IFRC


Emergency shelter remains top priority amongst Fiji cyclone survivors

Published: 25 March 2016 14:00 CET

By Gillian Hickes, ICRC 

Just over a month has passed since Tropical Cyclone Winston wreaked havoc on Fiji. The storm damaged an estimated  32,000 homes leaving  150,000 people in need of shelter.

Since the storm struck, the Fiji Red Cross has been distributing tarpaulins, tool kits and tents to ensure that people have some form of temporary home.  Technical staff from the International Federation of Red Cross and Red Crescent Societies (IFRC) have been providing practical training to Fiji Red Cross staff and volunteers and local communities on how to use the shelter tool kits.

The kit is comprised of two tarpaulins and a set of tools  including a hammer, saw, spade, rope, nails and other items.  The purpose of the training has been to familiarise people with the kit and demonstrate a few principles around building with tarpaulins and salvaged materials to make sure they can build a safe temporary shelter.

The IFRC’s Pacific Region Shelter Programme Officer, Subesh Prasad, has been training a team of volunteers from Taveuni on the island of Vanua Levu. The idea is to empower volunteers from local Fiji Red Cross branches to help people within their own communities.

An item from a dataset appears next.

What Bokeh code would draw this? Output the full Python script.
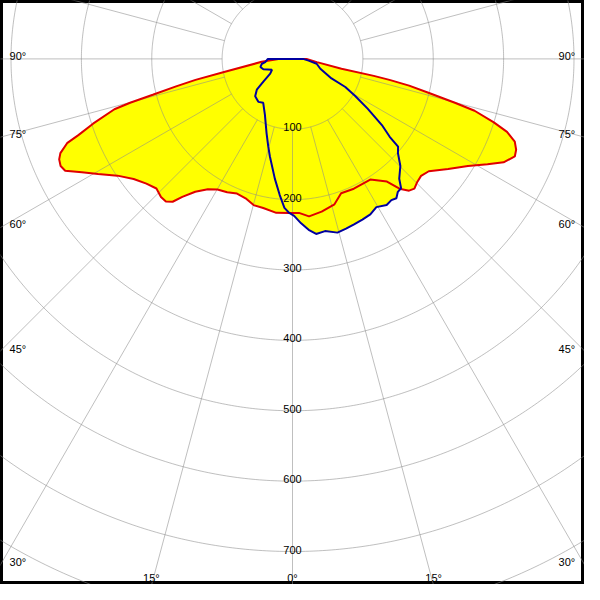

“The plan is to do a one-day training for volunteers from affected branches so that they can effectively demonstrate to the recipients of these kits, how best to use them to erect a shelter or patch up their homes,” said Prasad who has already provided similar training to volunteers in Nalawa in Rakiraki, Suva, Levuka and the Taveuni branches. Next to be trained will be branches in Savusavu, Nabouwalu in Bua, Lautoka, Ba and Tavua.

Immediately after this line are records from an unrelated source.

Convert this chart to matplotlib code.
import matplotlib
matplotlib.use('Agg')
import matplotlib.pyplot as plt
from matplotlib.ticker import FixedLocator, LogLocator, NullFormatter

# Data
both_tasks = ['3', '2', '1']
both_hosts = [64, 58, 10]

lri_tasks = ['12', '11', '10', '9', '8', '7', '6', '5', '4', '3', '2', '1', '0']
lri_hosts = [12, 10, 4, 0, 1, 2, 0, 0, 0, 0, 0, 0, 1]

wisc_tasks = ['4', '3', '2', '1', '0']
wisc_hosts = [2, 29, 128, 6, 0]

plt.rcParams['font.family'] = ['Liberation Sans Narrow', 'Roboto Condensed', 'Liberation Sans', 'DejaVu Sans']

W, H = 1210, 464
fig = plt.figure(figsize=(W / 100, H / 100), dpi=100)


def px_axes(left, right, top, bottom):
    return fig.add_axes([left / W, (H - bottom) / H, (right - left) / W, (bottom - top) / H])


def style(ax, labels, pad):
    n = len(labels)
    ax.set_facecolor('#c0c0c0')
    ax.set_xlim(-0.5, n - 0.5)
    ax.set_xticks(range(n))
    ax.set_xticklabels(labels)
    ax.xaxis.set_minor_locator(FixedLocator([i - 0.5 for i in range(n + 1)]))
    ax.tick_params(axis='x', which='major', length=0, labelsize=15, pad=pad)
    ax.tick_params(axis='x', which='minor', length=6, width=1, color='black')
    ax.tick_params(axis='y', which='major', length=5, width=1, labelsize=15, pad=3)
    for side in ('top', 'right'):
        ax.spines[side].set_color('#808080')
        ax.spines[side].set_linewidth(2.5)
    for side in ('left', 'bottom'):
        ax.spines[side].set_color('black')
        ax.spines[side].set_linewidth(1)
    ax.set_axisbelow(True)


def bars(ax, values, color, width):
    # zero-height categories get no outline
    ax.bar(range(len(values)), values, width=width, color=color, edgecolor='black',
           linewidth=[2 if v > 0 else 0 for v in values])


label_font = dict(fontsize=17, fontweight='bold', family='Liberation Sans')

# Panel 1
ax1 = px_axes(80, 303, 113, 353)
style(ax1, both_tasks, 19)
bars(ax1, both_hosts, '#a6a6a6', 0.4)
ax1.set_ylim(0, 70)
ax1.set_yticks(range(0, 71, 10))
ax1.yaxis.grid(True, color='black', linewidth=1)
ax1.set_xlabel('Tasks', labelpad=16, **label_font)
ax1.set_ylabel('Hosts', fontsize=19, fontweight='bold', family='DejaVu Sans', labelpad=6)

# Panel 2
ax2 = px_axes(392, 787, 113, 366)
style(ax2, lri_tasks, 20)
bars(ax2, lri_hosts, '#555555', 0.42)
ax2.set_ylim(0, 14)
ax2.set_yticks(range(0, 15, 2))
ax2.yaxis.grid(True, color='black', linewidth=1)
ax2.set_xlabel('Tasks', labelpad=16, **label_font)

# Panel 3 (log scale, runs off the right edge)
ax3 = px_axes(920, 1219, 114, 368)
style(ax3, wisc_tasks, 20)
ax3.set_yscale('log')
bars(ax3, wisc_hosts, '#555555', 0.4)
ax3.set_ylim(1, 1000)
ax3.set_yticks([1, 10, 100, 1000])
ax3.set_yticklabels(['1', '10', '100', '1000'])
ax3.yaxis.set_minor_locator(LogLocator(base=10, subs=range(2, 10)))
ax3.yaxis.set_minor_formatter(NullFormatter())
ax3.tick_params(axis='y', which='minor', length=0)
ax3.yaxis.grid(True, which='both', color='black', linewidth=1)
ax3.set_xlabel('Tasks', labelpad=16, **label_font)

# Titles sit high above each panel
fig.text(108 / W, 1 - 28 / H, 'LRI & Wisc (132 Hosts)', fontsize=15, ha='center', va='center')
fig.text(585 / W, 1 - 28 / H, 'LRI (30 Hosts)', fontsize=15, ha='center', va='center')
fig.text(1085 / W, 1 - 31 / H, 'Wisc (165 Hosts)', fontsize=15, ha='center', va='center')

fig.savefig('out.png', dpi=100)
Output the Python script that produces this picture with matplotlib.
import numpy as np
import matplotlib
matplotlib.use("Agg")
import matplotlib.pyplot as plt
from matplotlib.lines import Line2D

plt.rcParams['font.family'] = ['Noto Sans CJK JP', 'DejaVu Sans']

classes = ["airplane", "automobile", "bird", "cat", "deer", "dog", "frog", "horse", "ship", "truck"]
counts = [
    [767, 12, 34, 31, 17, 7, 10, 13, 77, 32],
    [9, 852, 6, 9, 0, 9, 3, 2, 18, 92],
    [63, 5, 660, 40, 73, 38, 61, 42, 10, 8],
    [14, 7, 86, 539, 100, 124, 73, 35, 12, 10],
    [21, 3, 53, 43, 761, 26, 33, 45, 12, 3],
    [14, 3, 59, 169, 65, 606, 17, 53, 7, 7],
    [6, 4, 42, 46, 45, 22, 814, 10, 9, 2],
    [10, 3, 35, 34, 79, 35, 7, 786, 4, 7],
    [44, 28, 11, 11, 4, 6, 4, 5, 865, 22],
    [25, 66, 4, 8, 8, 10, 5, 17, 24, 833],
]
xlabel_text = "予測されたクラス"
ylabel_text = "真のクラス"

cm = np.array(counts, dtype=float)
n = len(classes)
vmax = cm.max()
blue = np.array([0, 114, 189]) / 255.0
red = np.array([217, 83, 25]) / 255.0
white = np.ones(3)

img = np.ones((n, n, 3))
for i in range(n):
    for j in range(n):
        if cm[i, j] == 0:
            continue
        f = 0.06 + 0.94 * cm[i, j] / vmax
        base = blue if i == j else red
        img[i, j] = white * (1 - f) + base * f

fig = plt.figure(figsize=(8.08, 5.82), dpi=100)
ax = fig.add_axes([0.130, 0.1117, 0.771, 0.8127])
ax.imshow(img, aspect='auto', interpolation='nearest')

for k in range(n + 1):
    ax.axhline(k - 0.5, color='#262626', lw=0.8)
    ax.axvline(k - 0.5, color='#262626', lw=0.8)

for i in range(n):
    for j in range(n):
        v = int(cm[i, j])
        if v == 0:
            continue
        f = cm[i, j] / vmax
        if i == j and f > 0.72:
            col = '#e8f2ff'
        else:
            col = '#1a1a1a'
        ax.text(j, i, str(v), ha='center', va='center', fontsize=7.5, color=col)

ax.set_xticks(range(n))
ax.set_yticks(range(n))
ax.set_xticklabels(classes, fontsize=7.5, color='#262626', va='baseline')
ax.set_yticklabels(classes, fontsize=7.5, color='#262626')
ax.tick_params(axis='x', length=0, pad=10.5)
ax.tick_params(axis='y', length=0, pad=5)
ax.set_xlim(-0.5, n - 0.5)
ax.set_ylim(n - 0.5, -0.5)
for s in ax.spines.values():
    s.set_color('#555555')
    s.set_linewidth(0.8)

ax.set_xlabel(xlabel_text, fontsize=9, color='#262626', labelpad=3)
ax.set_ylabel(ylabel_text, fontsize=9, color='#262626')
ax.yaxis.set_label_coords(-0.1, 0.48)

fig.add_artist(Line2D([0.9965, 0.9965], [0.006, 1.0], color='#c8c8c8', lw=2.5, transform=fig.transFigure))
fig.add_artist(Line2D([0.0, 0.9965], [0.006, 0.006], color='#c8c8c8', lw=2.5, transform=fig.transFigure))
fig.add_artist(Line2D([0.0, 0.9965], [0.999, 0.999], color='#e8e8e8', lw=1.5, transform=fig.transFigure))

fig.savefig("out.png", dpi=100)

From the outset, emphasis was placed on ensuring that both men and women from the community received training. For many volunteers, it was the first time they had learned how to use the kits to erect shelters using locally available timber and bamboo.

Two to three weeks after distributing the kits, the volunteers will make follow up visits to each community to monitor the progress of different households.  

“The distributions of the shelter kits are made according to assessments carried out by the local Red Cross branches. We make the follow-up visits to get a clear understanding of the usefulness of the kits to the community,” said Prasad.